Klout is making a big play for your external social influence and with a recent strategic move with Bing and continually trying to push recruiting to use a person’s Klout score within the hiring process the next big play it needs to make is internally. And here’s why.
TIBCO’s tibbr made a big splash with v4 last week at #TUCON and strengthened its positioning among perennial favourites like Yammer as the social tool of choice for the organisational network. But while all these tools offer the SysAdmin analytical capabilities to monitor how the network is being used what they don’t offer is a peek at just who the influencial users are. Collecting badges and gamified reward schemes for engagement is one thing, but to determine just who in the network is frequently seen as the go-to-person for information on a topic and just how widespread their sphere of influence is is currently an unknown and potential goldmine for HR and organisational design consultants. It also reinforces my beliefs that internal networks will self-organise naturally rather than stick to traditional hierarchical boundaries.
I wrote a couple of years back how using networked communities and social enterprise software can help monitor and track individuals worth keep hold of that old silo’d and hierarchical org structures would keep hidden from view (especially if they’re perceived as a threat by peers)

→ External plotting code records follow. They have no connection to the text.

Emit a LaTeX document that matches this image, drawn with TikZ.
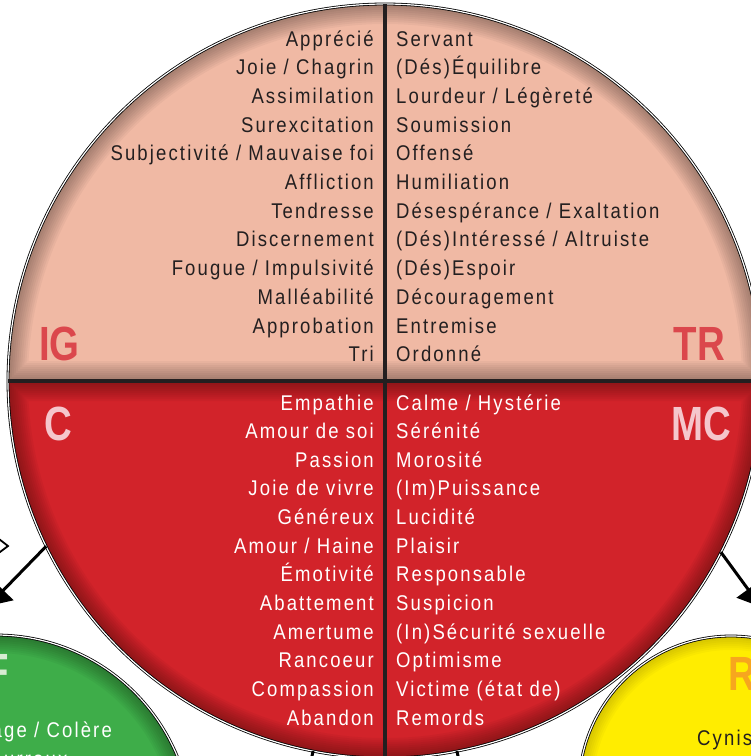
\documentclass[tikz,border=0pt]{standalone}
\usepackage{fontspec}
\setmainfont{Liberation Sans}[FakeStretch=0.87,LetterSpace=10]
\newfontfamily\labelfont{Liberation Sans}[FakeStretch=0.8]
\usetikzlibrary{arrows.meta}
\definecolor{fireLight}{RGB}{240,185,164}
\definecolor{fireDark}{RGB}{210,35,42}
\definecolor{labelTop}{RGB}{219,71,76}
\definecolor{labelBottom}{RGB}{245,198,204}
\definecolor{inkGray}{RGB}{35,31,32}
\definecolor{woodGreen}{RGB}{62,173,73}
\definecolor{woodLight}{RGB}{215,236,210}
\definecolor{earthYellow}{RGB}{255,237,0}
\definecolor{earthOrange}{RGB}{247,166,30}
\tikzset{
    my-ring/.style={
        circle, draw=black, line width=.8pt, double=white, double distance=1.2pt, inner sep=0pt, outer sep=0pt
    },
    my-word/.style={inner sep=0pt, font=\fontsize{21.3}{25}\selectfont},
    my-word-left/.style={my-word, anchor=base east},
    my-word-right/.style={my-word, anchor=base west},
    my-label/.style={inner sep=0pt, font=\labelfont\bfseries\fontsize{48}{48}\selectfont},
    my-arrow/.style={line width=3pt, -{Triangle[length=22pt,width=28pt]}},
    my-divider/.style={draw=inkGray, line width=4.5pt},
}

\begin{document}
\begin{tikzpicture}[x=1pt, y=-1pt]

        \useasboundingbox (0,0) rectangle (751,756);
        \clip (0,0) rectangle (751,756);

        % WOOD CIRCLE (GREEN)
        \fill[woodGreen] (-4,831) circle[radius=196];
        \begin{scope}
            \clip (-4,831) circle[radius=196];
            \foreach \w in {4,8,...,36}
                \draw[line width=\w pt, black, opacity=.035] (-4,831) circle[radius=196];
        \end{scope}
        \node[my-ring, minimum size=392pt] (WOOD) at (-4,831) {};
        \node[my-label, text=woodLight, anchor=base east] (F)  at (9,687)   {F};
        \node[my-word-right, text=white] (WOOD1) at (-24,737) {Rage / Colère};
        \node[my-word-right, text=white] (WOOD2) at (-24,766) {Courroux};

        % EARTH CIRCLE (YELLOW)
        \fill[earthYellow] (731,788) circle[radius=152];
        \begin{scope}
            \clip (731,788) circle[radius=152];
            \foreach \w in {4,8,...,28}
                \draw[line width=\w pt, black, opacity=.025] (731,788) circle[radius=152];
        \end{scope}
        \node[my-ring, minimum size=304pt] (EARTH) at (731,788) {};
        \node[my-label, text=earthOrange, anchor=base west] (R) at (728,690) {R};
        \node[my-word-right, text=inkGray] (EARTH1) at (697,745) {Cynisme};

        % FIRE CIRCLE, TOP HALF
        \fill[fireLight] (8,381) arc[start angle=180, end angle=360, radius=377] -- cycle;
        \begin{scope}
            \clip (8,381) arc[start angle=180, end angle=360, radius=377] -- cycle;
            \foreach \w in {4,8,...,40}
                \draw[line width=\w pt, black, opacity=.035] (8,381) arc[start angle=180, end angle=360, radius=377] -- cycle;
        \end{scope}

        % FIRE CIRCLE, BOTTOM HALF
        \fill[fireDark] (762,381) arc[start angle=0, end angle=180, radius=377] -- cycle;
        \begin{scope}
            \clip (762,381) arc[start angle=0, end angle=180, radius=377] -- cycle;
            \foreach \w in {4,8,...,40}
                \draw[line width=\w pt, black, opacity=.035] (762,381) arc[start angle=0, end angle=180, radius=377] -- cycle;
        \end{scope}

        \node[my-ring, minimum size=754pt] (MAIN) at (385,381) {};
        \coordinate (TOP)    at (385,4);
        \coordinate (BOTTOM) at (385,760);
        \coordinate (LEFT)   at (8,381);
        \coordinate (RIGHT)  at (765,381);
        \draw[my-divider] (TOP)  -- (BOTTOM);
        \draw[my-divider] (LEFT) -- (RIGHT);

        % CORNER LABELS
        \node[my-label, text=labelTop, anchor=base west]    (IG) at (39,360)  {IG};
        \node[my-label, text=labelTop, anchor=base east]    (TR) at (725,360) {TR};
        \node[my-label, text=labelBottom, anchor=base west] (C)  at (44,440)  {C};
        \node[my-label, text=labelBottom, anchor=base east] (MC) at (731,440) {MC};

        % IG WORDS
        \node[my-word-left, text=inkGray] (IG1)  at (374,46)    {Apprécié};
        \node[my-word-left, text=inkGray] (IG2)  at (374,74.7)  {Joie / Chagrin};
        \node[my-word-left, text=inkGray] (IG3)  at (374,103.4) {Assimilation};
        \node[my-word-left, text=inkGray] (IG4)  at (374,132.1) {Surexcitation};
        \node[my-word-left, text=inkGray] (IG5)  at (374,160.8) {Subjectivité / Mauvaise foi};
        \node[my-word-left, text=inkGray] (IG6)  at (374,189.5) {Affliction};
        \node[my-word-left, text=inkGray] (IG7)  at (374,218.2) {Tendresse};
        \node[my-word-left, text=inkGray] (IG8)  at (374,246.9) {Discernement};
        \node[my-word-left, text=inkGray] (IG9)  at (374,275.6) {Fougue / Impulsivité};
        \node[my-word-left, text=inkGray] (IG10) at (374,304.3) {Malléabilité};
        \node[my-word-left, text=inkGray] (IG11) at (374,333)   {Approbation};
        \node[my-word-left, text=inkGray] (IG12) at (374,361.7) {Tri};

        % TR WORDS
        \node[my-word-right, text=inkGray] (TR1)  at (396,46)    {Servant};
        \node[my-word-right, text=inkGray] (TR2)  at (396,74.7)  {(Dés)Équilibre};
        \node[my-word-right, text=inkGray] (TR3)  at (396,103.4) {Lourdeur / Légèreté};
        \node[my-word-right, text=inkGray] (TR4)  at (396,132.1) {Soumission};
        \node[my-word-right, text=inkGray] (TR5)  at (396,160.8) {Offensé};
        \node[my-word-right, text=inkGray] (TR6)  at (396,189.5) {Humiliation};
        \node[my-word-right, text=inkGray] (TR7)  at (396,218.2) {Désespérance / Exaltation};
        \node[my-word-right, text=inkGray] (TR8)  at (396,246.9) {(Dés)Intéressé / Altruiste};
        \node[my-word-right, text=inkGray] (TR9)  at (396,275.6) {(Dés)Espoir};
        \node[my-word-right, text=inkGray] (TR10) at (396,304.3) {Découragement};
        \node[my-word-right, text=inkGray] (TR11) at (396,333)   {Entremise};
        \node[my-word-right, text=inkGray] (TR12) at (396,361.7) {Ordonné};

        % C WORDS
        \node[my-word-left, text=white] (C1)  at (374,410)   {Empathie};
        \node[my-word-left, text=white] (C2)  at (374,438.6) {Amour de soi};
        \node[my-word-left, text=white] (C3)  at (374,467.3) {Passion};
        \node[my-word-left, text=white] (C4)  at (374,495.9) {Joie de vivre};
        \node[my-word-left, text=white] (C5)  at (374,524.6) {Généreux};
        \node[my-word-left, text=white] (C6)  at (374,553.2) {Amour / Haine};
        \node[my-word-left, text=white] (C7)  at (374,581.8) {Émotivité};
        \node[my-word-left, text=white] (C8)  at (374,610.5) {Abattement};
        \node[my-word-left, text=white] (C9)  at (374,639.1) {Amertume};
        \node[my-word-left, text=white] (C10) at (374,667.8) {Rancoeur};
        \node[my-word-left, text=white] (C11) at (374,696.4) {Compassion};
        \node[my-word-left, text=white] (C12) at (374,725)   {Abandon};

        % MC WORDS
        \node[my-word-right, text=white] (MC1)  at (396,410)   {Calme / Hystérie};
        \node[my-word-right, text=white] (MC2)  at (396,438.6) {Sérénité};
        \node[my-word-right, text=white] (MC3)  at (396,467.3) {Morosité};
        \node[my-word-right, text=white] (MC4)  at (396,495.9) {(Im)Puissance};
        \node[my-word-right, text=white] (MC5)  at (396,524.6) {Lucidité};
        \node[my-word-right, text=white] (MC6)  at (396,553.2) {Plaisir};
        \node[my-word-right, text=white] (MC7)  at (396,581.8) {Responsable};
        \node[my-word-right, text=white] (MC8)  at (396,610.5) {Suspicion};
        \node[my-word-right, text=white] (MC9)  at (396,639.1) {(In)Sécurité sexuelle};
        \node[my-word-right, text=white] (MC10) at (396,667.8) {Optimisme};
        \node[my-word-right, text=white] (MC11) at (396,696.4) {Victime (état de)};
        \node[my-word-right, text=white] (MC12) at (396,725)   {Remords};

        % ARROWS
        \coordinate (LEFTTIP)  at (-12,606);
        \coordinate (RIGHTTIP) at (761,607);
        \coordinate (STUBL)    at (309,770);
        \coordinate (STUBR)    at (461,770);
        \draw[my-arrow] (MAIN.206) -- (LEFTTIP);
        \draw[my-arrow] (MAIN.333) -- (RIGHTTIP);
        \draw[line width=3pt] (MAIN.259) -- (STUBL);
        \draw[line width=3pt] (MAIN.281) -- (STUBR);
        \draw[line width=1.8pt, fill=white] (-10,532) -- (8,546) -- (-8,558) -- cycle;

    \end{tikzpicture}
\end{document}
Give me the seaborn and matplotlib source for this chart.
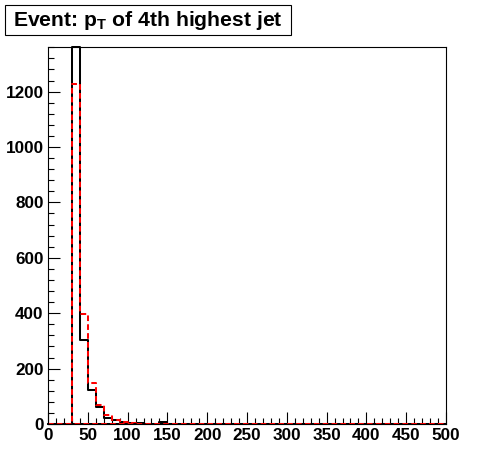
import numpy as np
import pandas as pd
import matplotlib
matplotlib.use('Agg')
import matplotlib.pyplot as plt
from matplotlib.patches import Rectangle
from matplotlib.ticker import MultipleLocator
import seaborn as sns

# =============================================================================
# Data (bins of 10 GeV from 0 to 500)
# =============================================================================
bin_edges = list(range(0, 510, 10))
bin_centers = [e + 5 for e in bin_edges[:-1]]

# black histogram, non-zero bins only (bin low edge -> count)
black_counts = {30: 1361, 40: 303, 50: 123, 60: 61, 70: 20, 80: 14,
                90: 8, 100: 4, 110: 2, 140: 6}
# red dashed histogram
red_counts = {30: 1227, 40: 396, 50: 149, 60: 68, 70: 32, 80: 14,
              90: 8, 100: 3, 110: 1}

y_top = 1361

black_w = [black_counts.get(e, 0) for e in bin_edges[:-1]]
red_w = [red_counts.get(e, 0) for e in bin_edges[:-1]]

df = pd.DataFrame({'pt': bin_centers, 'black': black_w, 'red': red_w})

# =============================================================================
# Plot
# =============================================================================
sns.set_style('white')
plt.rcParams['font.family'] = ['Liberation Sans', 'DejaVu Sans']
plt.rcParams['font.weight'] = 'bold'
plt.rcParams['text.color'] = 'black'
plt.rcParams['mathtext.fontset'] = 'custom'
plt.rcParams['mathtext.rm'] = 'Liberation Sans:bold'
plt.rcParams['mathtext.it'] = 'Liberation Sans:bold'
plt.rcParams['mathtext.bf'] = 'Liberation Sans:bold'

fig = plt.figure(figsize=(4.96, 4.72), dpi=100)
ax = fig.add_axes([48/496, 48/472, 398/496, 377/472])

sns.histplot(data=df, x='pt', weights='black', bins=bin_edges,
             element='step', fill=False, color='black', linewidth=1.45,
             ax=ax, clip_on=False)
sns.histplot(data=df, x='pt', weights='red', bins=bin_edges,
             element='step', fill=False, color='red', linewidth=1.45,
             linestyle=(0, (2.8, 1.6)), ax=ax)

# zero level line of the histograms
ax.plot([0, 500], [0, 0], color='black', lw=1.45, clip_on=False)
ax.plot([0, 500], [0, 0], color='red', lw=1.45, ls=(0, (2.8, 1.6)), clip_on=False)

ax.set_xlim(0, 500)
ax.set_ylim(0, y_top)
ax.set_xlabel('')
ax.set_ylabel('')

ax.xaxis.set_major_locator(MultipleLocator(50))
ax.xaxis.set_minor_locator(MultipleLocator(10))
ax.yaxis.set_major_locator(MultipleLocator(200))
ax.yaxis.set_minor_locator(MultipleLocator(40))
ax.tick_params(which='both', direction='in', top=False, right=False,
               bottom=True, left=True, width=0.8, colors='black',
               labelcolor='black', labelsize=12.3)
ax.tick_params(which='major', length=8.6, pad=3.2)
ax.tick_params(which='minor', length=4.3)
for lab in ax.get_xticklabels() + ax.get_yticklabels():
    lab.set_fontweight('bold')

for sp in ax.spines.values():
    sp.set_visible(True)
    sp.set_color('black')
    sp.set_linewidth(0.8)

# title box, ROOT style
fig.patches.append(Rectangle((5/496, 1 - 35/472), 286/496, 30/472,
                             transform=fig.transFigure, facecolor='white',
                             edgecolor='black', linewidth=0.8))
fig.text(148/496, 1 - 20/472, 'Event: $p_T$ of 4th highest jet',
         ha='center', va='center', fontsize=15.2, fontweight='bold',
         color='black')

plt.savefig('out.png', dpi=100)
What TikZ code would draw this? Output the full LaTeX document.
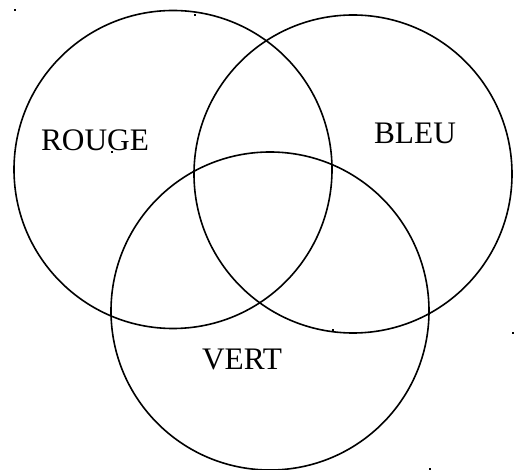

There’s another advantage in understanding the social enterprise network dynamic. What is the impact of a key networked resource leaving the organisation. Right now it’s build on their place in a traditional hierarchy and how many people sit below and above them in the chain. Under a community operating model that span of influence could be exponential yet completely hidden. Would you really let this person go if you understood how much the larger community relied on them ? I seriously doubt you would.
Like I wrote in Rebels vs SMEs, subject matter experts know the business by the book but it’s the rebels who push the boundaries of the art of the possible and using something like Klout can expose them as the real champions of your business.
There’s incredible resistance to using Klout, Peer Index, Kred and so forth to screen candidates for job positions but there’s a much bigger play at stake. If Klout is listening it needs to focus within the enterprise to win in the long term.